The Discomfort of Evening is entirely narrated by an intelligent, astutely observant 12-year-old girl named Jas Mulder who shares a birthday with Adolf Hitler and talks to her pets. She stopped taking her coat off at the age of ten and began to store a myriad of items in its pockets to “become heavier.” She evokes a biblical character as she describes to her pet toads her refusal to take it off: “I think I’m just like Samson, though my strength isn’t in my hair but in my coat. Without my coat I’ll be Death: slave, do you get that?”
Although the above description suggests a quirky, coming-of-age story and a lovable female protagonist, Marieke Lucas Rijneveld’s novel does not belong on that shelf. Not even in the same section.
The Discomfort of Evening is a well-written, disturbing, disgusting tale about how a young girl deals with a family tragedy that kills her oldest sibling. It condemns narrow-minded, conservative Christianity. It is also an overly ambitious debut novel by a supremely talented young writer who often tries too hard to be shocking.
Jas Mulder is the middle child, a couple years older than Hanna and a couple years younger than her brother Odde. Jas is a complete physical and mental wreck. She imagines her anxiety as “little stabs inside my belly” and “tickling insects.” She suffers from constipation and bladder-control issues. She imagines that Jews are being protected by her mother in the basement. She masturbates atop her teddy bear, has a fascination for “willies,” and cops feels from her pet rabbit. Jas plays doctor with her siblings and a school friend. Jas is surrounded by predators: the vet, her older brother, and her father.
The Mulders are reformed, conservative Christians who live in a rural Dutch village on a dairy farm. Cows and scripture dominate their world. When 16-year-old Matthies drowns in an ice skating accident, the family crumbles. Mum begins starving herself and can barely tend to her three remaining children or their father. Dad turns his dead son’s dinner-table chair into a shrine. He retreats to the drudgery of farming and demands more and more effort and obedience from his children. He disappears for hours and his daughters expect him to vanish from their lives.
One strand of the novel’s thin plot is connected to a fantasy held by Jas and Hanna about escaping to the “other side,” which refers to the city on the other side of the lake that killed their brother. They imbue this other side with Edenic qualities and fantasise how reaching it will improve their lives.

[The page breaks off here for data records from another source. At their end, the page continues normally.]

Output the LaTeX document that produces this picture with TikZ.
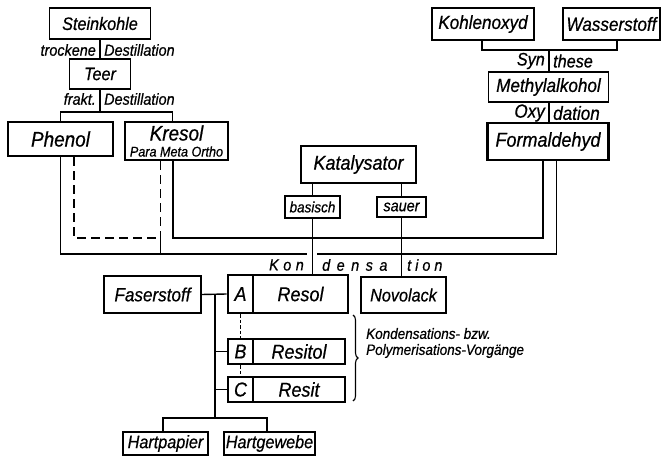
\documentclass[tikz,border=0pt]{standalone}
\usepackage{fontspec}
\setmainfont[FakeStretch=0.9,FakeBold=0.6]{Liberation Sans}
\usetikzlibrary{decorations.pathreplacing}
\begin{document}
\begin{tikzpicture}[x=1pt,y=-1pt,
  fs/.style={font=\itshape\fontsize{#1}{#1}\selectfont},
  box/.style={draw, line width=1.4pt, inner sep=0pt, anchor=center},
  bold box/.style={box, line width=2.6pt},
  lbl/.style={inner sep=0pt},
  ln/.style={line width=1.4pt},
  thk/.style={line width=2.6pt},
  dsh/.style={line width=1.6pt, dash pattern=on 9pt off 5pt},
  dotted link/.style={line width=1.7pt, dash pattern=on 3.5pt off 2pt}]
\useasboundingbox (0,0) rectangle (664,457);

% --- Phenol / Kresol branch ---
\node[box, minimum width=101pt, minimum height=31pt, fs=18] (stein) at (100,23.5) {Steinkohle};
\node[box, minimum width=61pt, minimum height=30pt, fs=18] (teer) at (100,74) {Teer};
\node[bold box, minimum width=105pt, minimum height=34pt, fs=21] (phenol) at (60.5,139) {Phenol};
\node[bold box, minimum width=103pt, minimum height=38pt] (kresol) at (176.5,141) {};
\node[lbl, fs=21] (kresolT) at (176.5,133) {Kresol};
\node[lbl, fs=14] (kresolS) at (176.5,151.5) {Para Meta Ortho};

\node[lbl, anchor=east, fs=16] (l1) at (96,50) {trockene};
\node[lbl, anchor=west, fs=16] (l2) at (104,50) {Destillation};
\node[lbl, anchor=east, fs=16] (l3) at (96,99) {frakt.};
\node[lbl, anchor=west, fs=16] (l4) at (104,99) {Destillation};

\coordinate (fork1) at (100,112);
\draw[ln] (stein.south) -- (teer.north);
\draw[ln] (teer.south) -- (fork1);
\draw[ln] (phenol.north) |- (fork1) -| ([xshift=-4pt]kresol.north);

% --- Formaldehyd branch ---
\node[box, minimum width=102pt, minimum height=32pt, fs=19] (kohlen) at (483,24) {Kohlenoxyd};
\node[box, minimum width=97pt, minimum height=32pt, fs=19] (wasser) at (611.5,24) {Wasserstoff};
\node[box, minimum width=120pt, minimum height=30pt, fs=19] (methyl) at (548.5,87) {Methylalkohol};
\node[bold box, minimum width=121pt, minimum height=37pt, fs=20] (formal) at (548,141.5) {Formaldehyd};

\node[lbl, anchor=east, fs=18] (l5) at (545,61) {Syn};
\node[lbl, anchor=west, fs=18] (l6) at (553,61) {these};
\node[lbl, anchor=east, fs=19] (l7) at (545,113) {Oxy};
\node[lbl, anchor=west, fs=19] (l8) at (553,113) {dation};

\coordinate (fork2) at (549,50);
\draw[ln] ([xshift=-1pt]kohlen.south) |- (fork2) -| ([xshift=5.5pt]wasser.south);
\draw[ln] (fork2) -- (fork2 |- methyl.north);
\draw[ln] (methyl.south -| fork2) -- (formal.north -| fork2);

% --- Katalysator ---
\node[bold box, minimum width=115pt, minimum height=37pt, fs=20] (katal) at (358.5,164.5) {Katalysator};
\node[bold box, minimum width=55pt, minimum height=22pt, fs=15] (basisch) at (312.5,207) {basisch};
\node[box, minimum width=49pt, minimum height=20pt, fs=16] (sauer) at (401.5,207) {sauer};
\draw[ln] (basisch.north) -- (basisch.north |- katal.south);
\draw[ln] (sauer.north) -- (sauer.north |- katal.south);

% --- products ---
\node[box, minimum width=97pt, minimum height=37pt, fs=19] (faser) at (152.5,294.5) {Faserstoff};
\node[bold box, minimum width=25pt, minimum height=38pt, fs=20] (A) at (240.5,294) {A};
\node[bold box, minimum width=95pt, minimum height=38pt, fs=20] (resol) at (300.5,294) {Resol};
\node[box, minimum width=85pt, minimum height=36pt, fs=18] (novo) at (403.5,295) {Novolack};
\node[bold box, minimum width=25pt, minimum height=25pt, fs=20] (B) at (240.5,351.5) {B};
\node[bold box, minimum width=92pt, minimum height=25pt, fs=20] (resitol) at (299,351.5) {Resitol};
\node[bold box, minimum width=25pt, minimum height=25pt, fs=20] (C) at (240.5,389.5) {C};
\node[bold box, minimum width=92pt, minimum height=25pt, fs=20] (resit) at (299,389.5) {Resit};
\node[box, minimum width=85pt, minimum height=23pt, fs=18] (hp) at (165.5,443.5) {Hartpapier};
\node[box, minimum width=91pt, minimum height=23pt, fs=18] (hg) at (269.5,443.5) {Hartgewebe};

\draw[ln] (basisch.south) -- (basisch.south |- resol.north);
\draw[ln] (sauer.south) -- (sauer.south |- novo.north);

% --- collecting lines into the condensation ---
\coordinate (gapL) at (307,254);
\coordinate (gapR) at (317,254);
\coordinate (bus) at (312.5,238);
\coordinate (dashJ) at (160.5,238);
\draw[ln] (phenol.south) |- (gapL);
\draw[ln] (gapR) -| ([xshift=8.5pt]formal.south);
\draw[thk] ([xshift=-3.5pt]kresol.south) |- (bus) -| ([xshift=-5pt]formal.south);
\draw[dsh] ([xshift=13.5pt]phenol.south) |- (dashJ);
\draw[dsh] ([xshift=-16pt]kresol.south) -- (dashJ);
\draw[ln] (dashJ) -- (dashJ |- gapL);

\node[lbl, anchor=east, fs=16] (k1) at (304,265) {K\hspace{4.5pt}o\hspace{4.5pt}n};
\node[lbl, anchor=west, fs=16] (k2) at (322,265) {d\hspace{6.5pt}e\hspace{6.5pt}n\hspace{6.5pt}s\hspace{6.5pt}a};
\node[lbl, anchor=west, fs=16] (k3) at (407,265) {t\hspace{4pt}i\hspace{4pt}o\hspace{4pt}n};

% --- Faserstoff / hardening ---
\coordinate (tr) at (215,418);
\draw[ln] (faser.east) -- (A.west);
\draw[ln] (faser.east -| tr) -- (tr);
\draw[ln] (B.west -| tr) -- (B.west);
\draw[ln] (C.west -| tr) -- (C.west);
\draw[ln] ([xshift=-2.5pt]hp.north) |- (tr) -| ([xshift=-2.5pt]hg.north);
\draw[dotted link] (A.south) -- (B.north);
\draw[dotted link] (B.south) -- (C.north);

\coordinate (br1) at (353,315);
\coordinate (br2) at (353,401);
\draw[line width=1.1pt, decorate, decoration={brace, amplitude=5pt}] (br1) -- (br2);
\node[lbl, anchor=west, align=left, font=\itshape\fontsize{15}{16}\selectfont] (kond) at (366,343) {Kondensations- bzw.\\Polymerisations-Vorgänge};
\end{tikzpicture}
\end{document}
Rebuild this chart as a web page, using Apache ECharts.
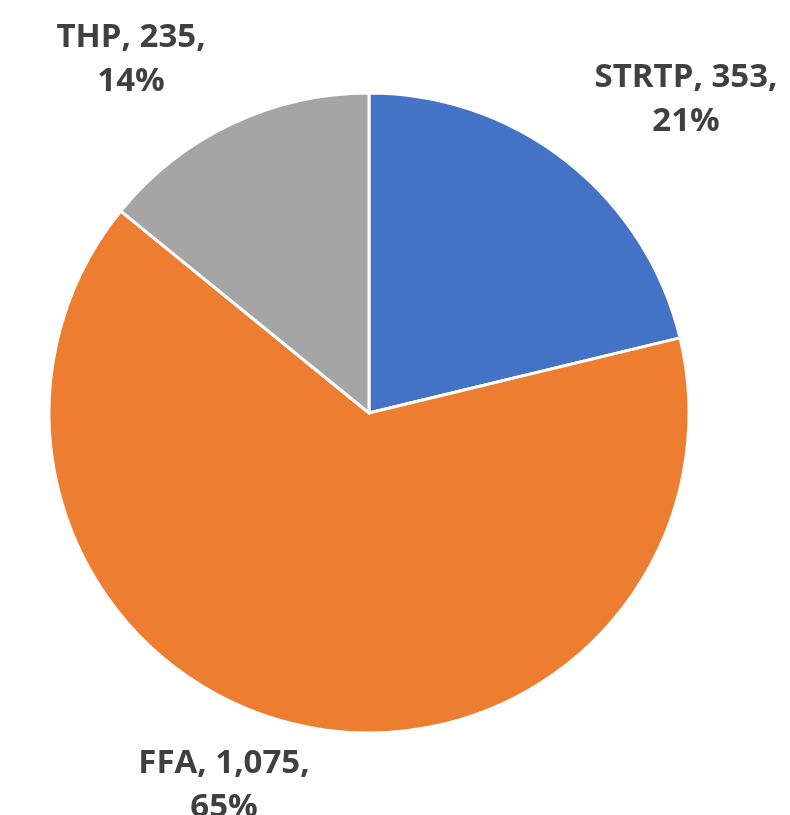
<!doctype html>
<html>
    <head>
        <meta charset="utf-8">
        <title>Pie</title>
        <style>
            html, body { margin: 0; padding: 0; background: #fff; }
            #main { width: 790px; height: 815px; }
        </style>
    </head>
    <body>
        <div id="main"></div>
        <script src="https://cdn.jsdelivr.net/npm/echarts@6/dist/echarts.min.js"></script>
        <script>
            var names = ['STRTP', 'FFA', 'THP'];
            var values = [353, 1075, 235];
            var colors = ['#4472C4', '#ED7D31', '#A5A5A5'];

            // label block centres, px
            var labelPos = [[686, 100], [224, 786], [131, 60]];

            var chart = echarts.init(document.getElementById('main'));

            var total = values.reduce(function (a, b) { return a + b; }, 0);

            chart.setOption({
                animation: false,
                series: [{
                    type: 'pie',
                    center: [369, 413],
                    radius: [0, 320],
                    startAngle: 90,
                    clockwise: true,
                    itemStyle: {
                        borderColor: '#fff',
                        borderWidth: 3
                    },
                    label: {
                        show: true,
                        position: 'outside',
                        overflow: 'none',
                        formatter: function (p) {
                            return p.name + ', ' + p.value.toLocaleString('en-US') + ',\n' +
                                Math.round(p.value / total * 100) + '%';
                        },
                        fontFamily: 'Open Sans',
                        fontWeight: 'bold',
                        fontSize: 33,
                        lineHeight: 44,
                        color: '#404040',
                        align: 'center',
                        verticalAlign: 'middle'
                    },
                    labelLine: { show: false },
                    labelLayout: function (params) {
                        var p = labelPos[params.dataIndex];
                        return { x: p[0], y: p[1], align: 'center', verticalAlign: 'middle' };
                    },
                    data: names.map(function (n, i) {
                        return { name: n, value: values[i], itemStyle: { color: colors[i] } };
                    })
                }]
            });
        </script>
    </body>
</html>
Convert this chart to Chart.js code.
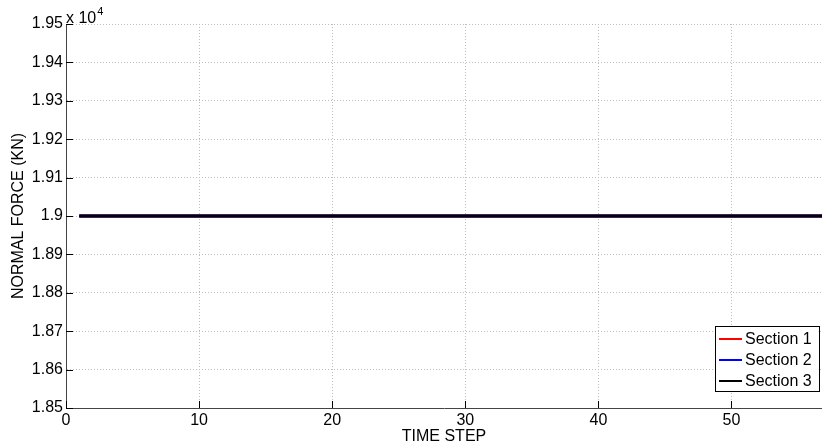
<!DOCTYPE html>
<html>
<head>
<meta charset="utf-8">
<script src="https://cdn.jsdelivr.net/npm/chart.js@4"></script>
<style>
  html, body { margin: 0; padding: 0; background: #fff; }
  #wrap { width: 822px; height: 447px; }
</style>
</head>
<body>
<div id="wrap"><canvas id="forceChart" width="822" height="447"></canvas></div>
<script>
// time steps and normal force per section (KN)
const timeSteps = [1, 2, 3, 4, 5, 6, 7, 8, 9, 10, 11, 12, 13, 14, 15, 16, 17, 18, 19, 20,
    21, 22, 23, 24, 25, 26, 27, 28, 29, 30, 31, 32, 33, 34, 35, 36, 37, 38, 39, 40,
    41, 42, 43, 44, 45, 46, 47, 48, 49, 50, 51, 52, 53, 54, 55, 56, 57];
const section1 = [19000, 19000, 19000, 19000, 19000, 19000, 19000, 19000, 19000, 19000, 19000, 19000, 19000, 19000, 19000, 19000, 19000, 19000, 19000, 19000,
    19000, 19000, 19000, 19000, 19000, 19000, 19000, 19000, 19000, 19000, 19000, 19000, 19000, 19000, 19000, 19000, 19000, 19000, 19000, 19000,
    19000, 19000, 19000, 19000, 19000, 19000, 19000, 19000, 19000, 19000, 19000, 19000, 19000, 19000, 19000, 19000, 19000];
const section2 = [19000, 19000, 19000, 19000, 19000, 19000, 19000, 19000, 19000, 19000, 19000, 19000, 19000, 19000, 19000, 19000, 19000, 19000, 19000, 19000,
    19000, 19000, 19000, 19000, 19000, 19000, 19000, 19000, 19000, 19000, 19000, 19000, 19000, 19000, 19000, 19000, 19000, 19000, 19000, 19000,
    19000, 19000, 19000, 19000, 19000, 19000, 19000, 19000, 19000, 19000, 19000, 19000, 19000, 19000, 19000, 19000, 19000];
const section3 = [19000, 19000, 19000, 19000, 19000, 19000, 19000, 19000, 19000, 19000, 19000, 19000, 19000, 19000, 19000, 19000, 19000, 19000, 19000, 19000,
    19000, 19000, 19000, 19000, 19000, 19000, 19000, 19000, 19000, 19000, 19000, 19000, 19000, 19000, 19000, 19000, 19000, 19000, 19000, 19000,
    19000, 19000, 19000, 19000, 19000, 19000, 19000, 19000, 19000, 19000, 19000, 19000, 19000, 19000, 19000, 19000, 19000];
const seriesNames = ['Section 1', 'Section 2', 'Section 3'];

// axis ticks
const xTicks = [0, 10, 20, 30, 40, 50];
const yTicks = [18500, 18600, 18700, 18800, 18900, 19000, 19100, 19200, 19300, 19400, 19500];
const yTickLabels = ['1.85', '1.86', '1.87', '1.88', '1.89', '1.9', '1.91', '1.92', '1.93', '1.94', '1.95'];

const FONT = "'Liberation Sans', Arial, sans-serif";

const toPoints = (vals) => vals.map((v, i) => ({ x: timeSteps[i], y: v }));

// matlab style: ticks pointing into the plot, exponent label, boxed legend
const matlabBits = {
    id: 'matlabBits',
    afterDraw(chart) {
        const ctx = chart.ctx;
        const area = chart.chartArea;
        const xs = chart.scales.x, ys = chart.scales.y;
        ctx.save();
        ctx.strokeStyle = '#000';
        ctx.lineWidth = 1;
        ctx.beginPath();
        xs.ticks.forEach(t => {
            const px = Math.round(xs.getPixelForValue(t.value)) + 0.5;
            ctx.moveTo(px, area.bottom);
            ctx.lineTo(px, area.bottom - 7);
        });
        ys.ticks.forEach(t => {
            const py = Math.round(ys.getPixelForValue(t.value)) + 0.5;
            ctx.moveTo(area.left, py);
            ctx.lineTo(area.left + 7, py);
        });
        ctx.stroke();

        // x 10^4
        ctx.fillStyle = '#000';
        ctx.textBaseline = 'alphabetic';
        ctx.textAlign = 'left';
        ctx.font = '16px ' + FONT;
        ctx.fillText('x 10', area.left, area.top - 1);
        const w = ctx.measureText('x 10').width;
        ctx.font = '11px ' + FONT;
        ctx.fillText('4', area.left + w + 1, area.top - 9);

        // legend
        const bx = 715, by = 326, bw = 104, bh = 65;
        ctx.fillStyle = '#fff';
        ctx.fillRect(bx, by, bw, bh);
        ctx.strokeStyle = '#000';
        ctx.strokeRect(bx + 0.5, by + 0.5, bw, bh);
        ctx.font = '16px ' + FONT;
        ctx.textBaseline = 'middle';
        chart.data.datasets.forEach((ds, i) => {
            const ry = by + 13 + i * 21;
            ctx.strokeStyle = ds.borderColor;
            ctx.lineWidth = 2;
            ctx.beginPath();
            ctx.moveTo(bx + 4, ry);
            ctx.lineTo(bx + 27, ry);
            ctx.stroke();
            ctx.fillStyle = '#000';
            ctx.fillText(ds.label, bx + 30, ry + 1);
        });
        ctx.restore();
    }
};

new Chart(document.getElementById('forceChart'), {
    type: 'line',
    data: {
        datasets: [
            { label: seriesNames[0], data: toPoints(section1), borderColor: '#ff0000', order: 3 },
            { label: seriesNames[1], data: toPoints(section2), borderColor: '#0000ff', order: 2 },
            { label: seriesNames[2], data: toPoints(section3), borderColor: '#000000', order: 1 }
        ]
    },
    options: {
        responsive: false,
        animation: false,
        layout: { padding: { top: 24, right: 0, bottom: 0, left: 0 } },
        elements: {
            point: { radius: 0 },
            line: { borderWidth: 3, tension: 0 }
        },
        plugins: {
            legend: { display: false },
            tooltip: { enabled: false }
        },
        scales: {
            x: {
                type: 'linear',
                min: 0,
                max: 56.8,
                afterBuildTicks: (scale) => { scale.ticks = xTicks.map(v => ({ value: v })); },
                afterFit: (scale) => { scale.height = 39; },
                ticks: { color: '#000', font: { family: FONT, size: 16 }, padding: 3, maxRotation: 0 },
                grid: { color: '#bdbdbd', lineWidth: 1, drawTicks: false },
                border: { color: '#444', width: 1, dash: [1, 2] },
                title: { display: true, text: 'TIME STEP', color: '#000', font: { family: FONT, size: 16 }, padding: { top: 0, bottom: 1 } }
            },
            y: {
                min: 18500,
                max: 19500,
                afterBuildTicks: (scale) => { scale.ticks = yTicks.map(v => ({ value: v })); },
                afterFit: (scale) => { scale.width = 66; },
                ticks: {
                    color: '#000', font: { family: FONT, size: 16 }, padding: 3,
                    callback: (v) => yTickLabels[yTicks.indexOf(v)]
                },
                grid: { color: '#bdbdbd', lineWidth: 1, drawTicks: false },
                border: { color: '#444', width: 1, dash: [1, 2] },
                title: { display: true, text: 'NORMAL FORCE (KN)', color: '#000', font: { family: FONT, size: 16 }, padding: { top: 9, bottom: 0 } }
            }
        }
    },
    plugins: [matlabBits]
});
</script>
</body>
</html>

Her father claims that “death always comes wearing clogs.” She understands this idea as a type of foreshadowing ignored by most people who just don’t want to acknowledge it. This novel wallows in claustrophobic heaviness. Violence or threats of violence are everywhere: rape, murder of animals, diseased cows, incest, suicide.
Jas has tremendously keen perceptive abilities for such a young girl. For example, she shares a keen observation about how her mother deals with her pain and sadness: “Mum only cried with her back to us, and so quietly you couldn’t hear it. Everything her body did was silent.” I was struck by the depth of her empathy, which so greatly surpasses what I imagine most children could summon. Then Jas adds a phrase that crystallises her youth: “even her farts.” That final noun reminds us of her age.
Unfortunately, many examples smack of a narrator looking back on her struggles as a child from an adult perspective: “Mum and Dad don’t see our tics. They don’t realize that the fewer rules there are, the more we start inventing for ourselves.” Such nuance seems forced and unbelievable. Another example: “I’ve discovered that there are two ways of losing your belief: some people lose God when they find themselves; some people lose god when they lose themselves.” I struggle to accept that this insight came from an adolescent.
Yet Rijneveld’s writing is often gorgeous and pithy and powerful. There’s a beautiful passage where Jas lies in flowers and hopes that the day will wait long enough to allow her to avoid school and “long enough for the dampness in me to slowly subside.” And I’m also a sucker for aphorisms:
“Anger has hinges that need oiling.”
“Kissing is for old people, and they do it when they’ve run out of words.”
Any Cop?: Although I don’t want to reread this novel anytime soon, I suspect that it will be considered a cult classic in twenty years.